Off to the side, a whole pig roasts over a make-shift bamboo spit and the delicious aroma makes me turn my head. I glance over my shoulder to see my friend in the distance purchasing bottles of Dasheen wine to take back to our hotel.  This is awesome.  This is a local experience.  This is The Blue Food Festival in Tobago.

Local wines. Credit: Natalie Compagno

Local wines. Credit: Natalie Compagno

How to attend the festival and NOT lose your shoes:
Go to the festival early. EARLY. Wear comfortable shoes and an outfit you don’t mind getting muddy. My bartender friend said it best, (insert cool Trini accent).  “Every year it rains man. This is a difficult location for this party. But we will never move it. It’s part of the fun.” If you can take a car service that’s best but realistically you should plan on getting there early, taking the shuttle down and walking back up. In the rain.
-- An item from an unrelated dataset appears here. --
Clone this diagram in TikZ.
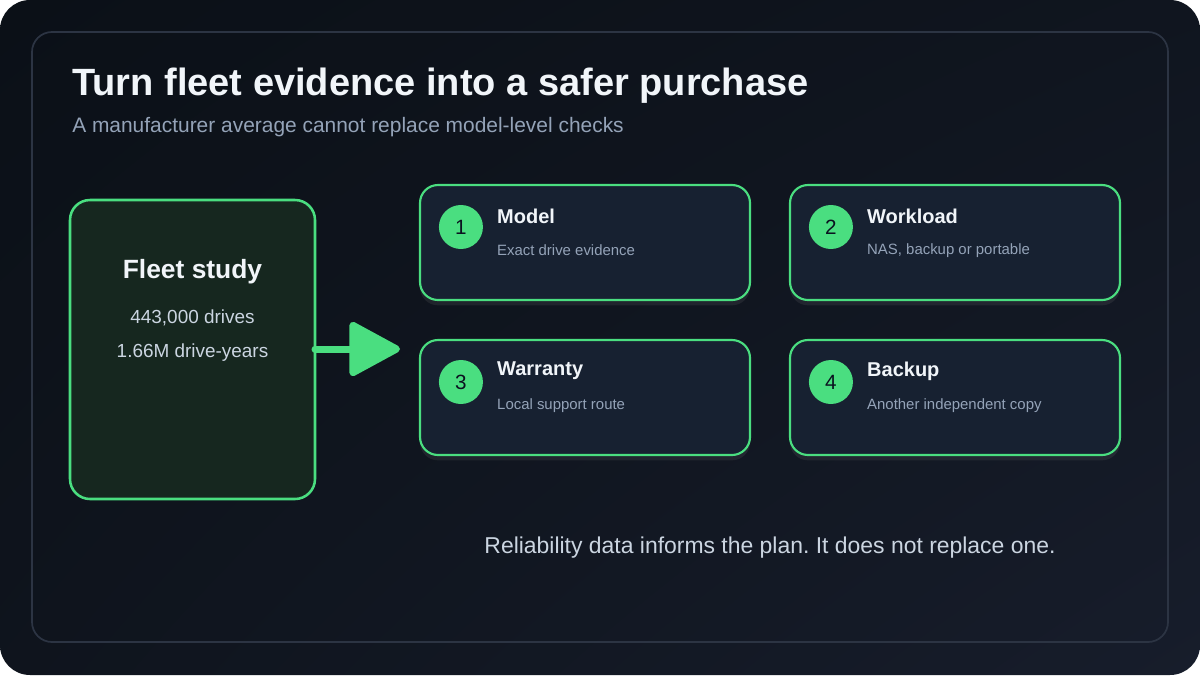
\documentclass[tikz,border=0pt]{standalone}
\usepackage{fontspec}
\setmainfont{Liberation Sans}
\frenchspacing
\usetikzlibrary{calc,arrows.meta,shadows,shadings}
\definecolor{bgA}{HTML}{0B1017}
\definecolor{bgB}{HTML}{171D2B}
\definecolor{panelline}{HTML}{2C3443}
\definecolor{grn}{HTML}{4ADE80}
\definecolor{fleetfill}{HTML}{16271F}
\definecolor{cardfill}{HTML}{172131}
\definecolor{txtw}{HTML}{F1F5F9}
\definecolor{txtg}{HTML}{94A3B8}
\definecolor{txtc}{HTML}{CBD5E1}
\definecolor{numtxt}{HTML}{0B1220}
\begin{document}
\begin{tikzpicture}[x=0.75pt,y=-0.75pt,
  cardbox/.style={draw=grn, line width=1.6pt, fill=cardfill, rounded corners=13.5pt,
    minimum width=247.5pt, minimum height=86.25pt, inner sep=0pt,
    drop shadow={opacity=0.15, shadow xshift=0pt, shadow yshift=-4pt}},
  fleetbox/.style={draw=grn, line width=1.9pt, fill=fleetfill, rounded corners=15pt,
    minimum width=183.75pt, minimum height=224.25pt, inner sep=0pt},
  numdot/.style={circle, fill=grn, minimum size=33pt, inner sep=0pt, text=numtxt,
    font=\fontsize{15.5}{17}\selectfont},
  cardtitle/.style={anchor=west, inner sep=0pt, text=txtw, font=\bfseries\fontsize{15}{18}\selectfont},
  cardsub/.style={anchor=west, inner sep=0pt, text=txtg, font=\fontsize{11.2}{13}\selectfont},
  flow/.style={draw=grn, line width=5.25pt, line cap=round,
    -{Triangle[length=41pt 0, width=43pt 0, round]}}
]
\useasboundingbox (0,0) rectangle (1200,675);
\fill[white] (0,0) rectangle (1200,675);
\shade[rounded corners=22.5pt, upper left=bgA, upper right=bgA!60!bgB, lower left=bgA!70!bgB, lower right=bgB]
  (0,0) rectangle (1200,675);
\draw[panelline, line width=1.3pt, rounded corners=15pt] (32,32) rectangle (1168,642);

\node[anchor=base west, inner sep=0pt, text=txtw, font=\bfseries\fontsize{28.5}{32}\selectfont]
  (title) at (72,95) {Turn fleet evidence into a safer purchase};
\node[anchor=base west, inner sep=0pt, text=txtg, font=\fontsize{15.7}{18}\selectfont]
  (subtitle) at (72,132) {A manufacturer average cannot replace model-level checks};

\node[fleetbox] (fleet) at (192.5,349.5) {};
\node[text=txtw, font=\bfseries\fontsize{19.8}{23}\selectfont] (fleettitle) at (192.5,272) {Fleet study};
\node[text=txtc, font=\fontsize{14.2}{17}\selectfont] (fleetl1) at (192.5,318) {443,000 drives};
\node[text=txtc, font=\fontsize{14.2}{17}\selectfont] (fleetl2) at (192.5,353) {1.66M drive-years};

\coordinate (flowend) at (400,349);
\draw[flow] (315,349) -- (flowend);

\foreach \n/\cx/\cy/\t/\s in {1/585/242.5/Model/Exact drive evidence,
                              2/955/242.5/Workload/{NAS, backup or portable},
                              3/585/397.5/Warranty/Local support route,
                              4/955/397.5/Backup/Another independent copy}{
  \node[cardbox] (card\n) at (\cx,\cy) {};
  \node[numdot] (num\n) at ($(card\n.west)+(42,-15.5)$) {\n};
  \node[cardtitle] (ct\n) at ($(card\n.west)+(78,-26.5)$) {\t};
  \node[cardsub] (cs\n) at ($(card\n.west)+(78,8)$) {\s};
}

\node[text=txtc, font=\fontsize{17.2}{20}\selectfont] (footer) at (770,548)
  {Reliability data informs the plan. It does not replace one.};
\end{tikzpicture}
\end{document}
You won’t mind if you’re dressed appropriately and have eaten and imbibed.

Stay at either Coco Reef for charm, moonlight swims and a beautiful veranda restaurant or the luxurious Magdalena Grand and experience five-star dining with local flavors at their restaurant Kalina.  I loved their Tobago Curry and Coconut Vegetables.

 

1 Comment

  1. Kristy Tolley on March 7, 2014 at 8:28 am

    I shouldn’t have read this article so close to lunch time. I want something Dasheen now. Great piece!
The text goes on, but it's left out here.